Despite our late entry into the fray, Stanley, on the strength of his reputation and great patriotism, lost by only one hundred and thirty votes. And while he had no great love for electioneering, he promised to continue on as a candidate for the next election, Along the way came other interludes of travel, mainly for reasons of his unsteady health, which by then had begun to trouble me, as these affected his mood. We rarely argued, but what arguments did take place seemed to come about from his continuing discomforts, which enfeebled him, and putting him in the care of others seemed to shame Stanley. In that state, he preferred to be left alone; he would enter into weeklong periods of isolation, when he would rarely venture from our house. Otherwise, even when good health found him, it was only an exceptional person who could rouse him from his seclusion, as happened one June afternoon in 1892, when we learned that Samuel Clemens had arrived in London from Berlin, on his way back to America.
On Mr. Twain
WHAT I UNDERSTOOD FROM STANLEY of Mr. Clemens’s situation in those days was that the great American writer had been undergoing some rather difficult times in regard to his finances and health. An entrepreneur, Clemens had started his own publishing house in the 1880s, Charles L. Webster and Company, through which he put out his own books, The Adventures of Huckleberry Finn being the first. His greatest success came with the publication of the autobiography of Ulysses S. Grant, in 1885, which sold many hundreds of copies. Despite profits from it, Clemens had taken a ruinous loss through a gamble on another book, Life of Pope Leo XIII, as neither Catholics nor Protestants bought that pious volume, and several other of his publishing ventures had also failed or not come to fruition. But what money he had made over the years from his own popular writings and from the Webster publishing company turned to air, for he had poured huge amounts into the development of a typesetting machine, the completion of which its inventor — a certain Mr. Paige — much delayed, at great expense to Clemens.

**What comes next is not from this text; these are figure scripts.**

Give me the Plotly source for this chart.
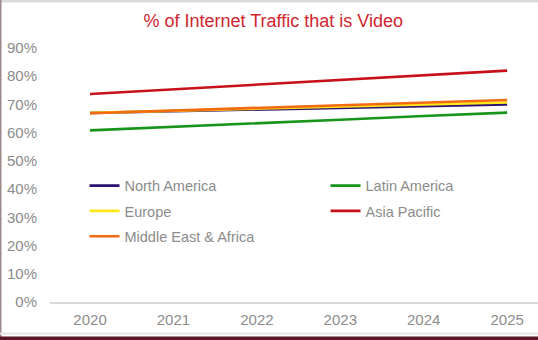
import plotly.graph_objects as go

# Share of internet traffic that is video, by region
years = ["2020", "2021", "2022", "2023", "2024", "2025"]
north_america = [67.0, 67.6, 68.2, 68.8, 69.4, 70.0]
latin_america = [60.8, 62.0, 63.3, 64.6, 65.9, 67.1]
europe = [67.0, 67.7, 68.4, 69.1, 69.9, 70.7]
asia_pacific = [73.7, 75.4, 77.0, 78.6, 80.3, 82.0]
middle_east_africa = [66.9, 67.8, 68.7, 69.7, 70.6, 71.6]

y_ticks = [0, 10, 20, 30, 40, 50, 60, 70, 80, 90]

# Draw order: the last trace sits on top.
# Each series gets its own legend box so the key can sit in a 2-column grid.
series = [
    ("North America", north_america, "#2E1170", "legend", 0.0707, 0.5209),
    ("Latin America", latin_america, "#17951A", "legend2", 0.5646, 0.5209),
    ("Europe", europe, "#FFE81A", "legend3", 0.0707, 0.4213),
    ("Asia Pacific", asia_pacific, "#C8101A", "legend4", 0.5646, 0.4213),
    ("Middle East & Africa", middle_east_africa, "#F26A12", "legend5", 0.0707, 0.3217),
]

fig = go.Figure()
legends = {}
for name, vals, color, leg, lx, ly in series:
    fig.add_trace(go.Scatter(
        x=years, y=vals, name=name, mode="lines",
        line=dict(color=color, width=2.6),
        legend=leg, hoverinfo="skip",
    ))
    legends[leg] = dict(
        x=lx, y=ly, xanchor="left", yanchor="top",
        bgcolor="rgba(0,0,0,0)", itemwidth=30,
        font=dict(size=14.5, color="#8C8C8C"),
    )

W, H = 538, 340
left, right, top, bottom = 50, 0, 48, 38

fig.update_layout(
    width=W, height=H,
    margin=dict(l=left, r=right, t=top, b=bottom),
    paper_bgcolor="white", plot_bgcolor="white",
    font=dict(family="Liberation Sans, Arial, sans-serif", color="#8C8C8C", size=15),
    title=dict(
        text="% of Internet Traffic that is Video",
        x=0.508, xanchor="center", y=0.94, yanchor="middle",
        font=dict(size=18, color="#D0252E"),
    ),
    showlegend=True,
    xaxis=dict(
        type="category", range=[-0.48, 5.37],
        showgrid=False, showline=True, linecolor="#D9D9D9", linewidth=1.5,
        ticks="", ticklabelstandoff=3, zeroline=False,
    ),
    yaxis=dict(
        range=[0, 90], tickvals=y_ticks,
        ticktext=[f"{v}%" for v in y_ticks],
        showgrid=False, showline=False, zeroline=False,
        ticks="", ticklabelstandoff=12,
    ),
    **legends,
)

# Frame around the chart
frame = [
    dict(x0=0, x1=W, y0=0, y1=2.5, color="#DADADA"),
    dict(x0=0, x1=1.5, y0=0, y1=H, color="#9E8A8E"),
    dict(x0=0, x1=W, y0=332.5, y1=334.5, color="#E4E4E4"),
    dict(x0=0, x1=W, y0=336.5, y1=H, color="#5A1424"),
]
for f in frame:
    fig.add_shape(
        type="rect", xref="paper", yref="paper",
        x0=(f["x0"] - left) / (W - left - right),
        x1=(f["x1"] - left) / (W - left - right),
        y0=(H - bottom - f["y1"]) / (H - top - bottom),
        y1=(H - bottom - f["y0"]) / (H - top - bottom),
        line_width=0, fillcolor=f["color"], layer="above",
    )

fig.write_html("out.html")
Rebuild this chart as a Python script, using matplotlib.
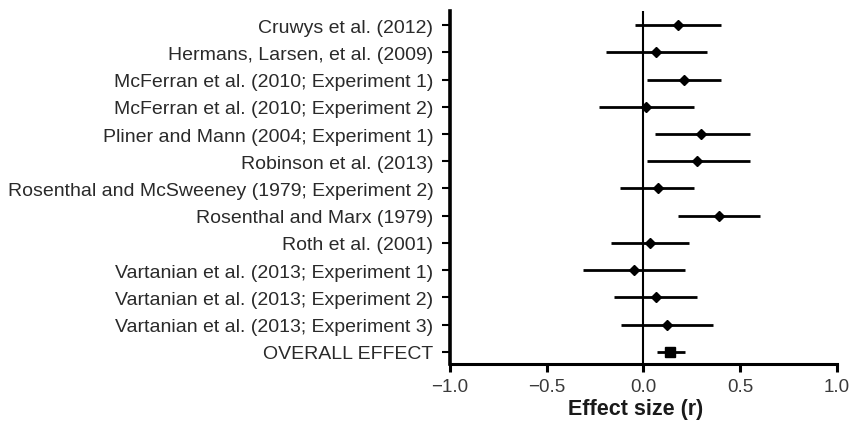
import matplotlib
matplotlib.use("Agg")
import matplotlib.pyplot as plt

studies = [
    "Cruwys et al. (2012)",
    "Hermans, Larsen, et al. (2009)",
    "McFerran et al. (2010; Experiment 1)",
    "McFerran et al. (2010; Experiment 2)",
    "Pliner and Mann (2004; Experiment 1)",
    "Robinson et al. (2013)",
    "Rosenthal and McSweeney (1979; Experiment 2)",
    "Rosenthal and Marx (1979)",
    "Roth et al. (2001)",
    "Vartanian et al. (2013; Experiment 1)",
    "Vartanian et al. (2013; Experiment 2)",
    "Vartanian et al. (2013; Experiment 3)",
]
effect = [0.178, 0.067, 0.21, 0.015, 0.30, 0.28, 0.074, 0.39, 0.036, -0.047, 0.064, 0.123]
ci_low = [-0.045, -0.195, 0.02, -0.23, 0.06, 0.02, -0.12, 0.178, -0.167, -0.31, -0.15, -0.114]
ci_high = [0.40, 0.33, 0.40, 0.26, 0.55, 0.55, 0.26, 0.605, 0.236, 0.215, 0.278, 0.36]

overall_label = "OVERALL EFFECT"
overall_effect = 0.14
overall_low = 0.07
overall_high = 0.213

xticks = [-1.0, -0.5, 0.0, 0.5, 1.0]
xticklabels = ["\u22121.0", "\u22120.5", "0.0", "0.5", "1.0"]

plt.rcParams['font.family'] = ['Liberation Sans', 'DejaVu Sans']

fig = plt.figure(figsize=(8.51, 4.27), dpi=100)
ax = fig.add_axes([450/851, 1-365/427, (836.7-450)/851, (365-12)/427])

ypos = list(range(len(studies)))
for y, e, lo, hi in zip(ypos, effect, ci_low, ci_high):
    ax.plot([lo, hi], [y, y], color='black', lw=2.0, solid_capstyle='butt', zorder=2)
ax.plot(effect, ypos, linestyle='none', marker='D', ms=5.0, mew=1.0, color='black', zorder=3)

yo = len(studies)
ax.plot([overall_low, overall_high], [yo, yo], color='black', lw=2.0, solid_capstyle='butt', zorder=2)
ax.plot([overall_effect], [yo], linestyle='none', marker='s', ms=7.0, mew=1.0, color='black', zorder=3)

ax.axvline(0, color='black', lw=1.5, zorder=1)

ax.set_xlim(-1, 1)
ax.set_ylim(yo + 0.45, -0.52)
ax.set_yticks(ypos + [yo])
ax.set_yticklabels(studies + [overall_label], fontsize=14.0, color='#2a2a2a')
ax.set_xticks(xticks)
ax.set_xticklabels(xticklabels, fontsize=13.5, color='#3a3a3a')
ax.set_xlabel("Effect size (r)", fontsize=15.5, fontweight='bold', color='#1a1a1a', labelpad=2)
ax.xaxis.label.set_x((636 - 450) / 386.7)

for s in ['top', 'right']:
    ax.spines[s].set_visible(False)
ax.spines['left'].set_linewidth(2.6)
ax.spines['bottom'].set_linewidth(2.2)
ax.tick_params(axis='y', length=6, width=1.5, pad=6)
ax.tick_params(axis='x', length=6, width=2.2, pad=4)

fig.savefig("out.png", dpi=100)
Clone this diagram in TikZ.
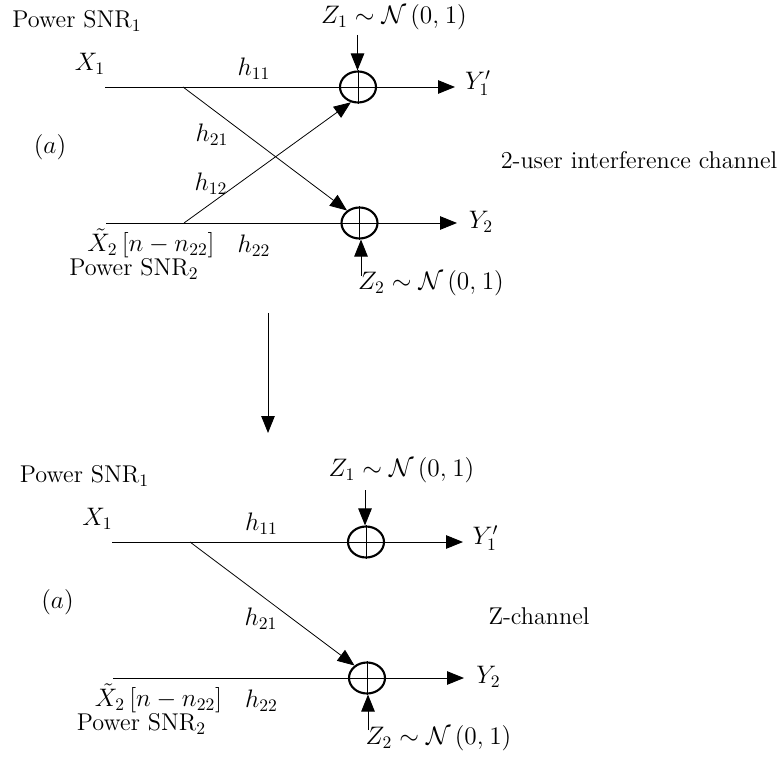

Clemens had written Stanley a few letters that mentioned these reversals, but never had he prevailed upon my husband for any funds and referred to his decision to move with his family to Europe as one made out of a concern for his wife’s health. Since we had last seen them, two years before, Livy had begun to suffer from a crippling rheumatism and heart palpitations that left her faint, short of breath, and listless. And one of their daughters, the youngest, Jean, at the age of twelve, had come down with some unusual symptoms of her own, her sweet personality suddenly changing. Clemens himself, in the urgency of his financial need, was driven to write many hours each and every day to raise money, to the point where his right arm became practically paralyzed. One of the letters that awaited Stanley on our return from Australia, in mid-1892, had arrived from Berlin, where Clemens and his family had been staying for some months. Clemens’s script was unrecognizable, as he had taken to writing with his left hand.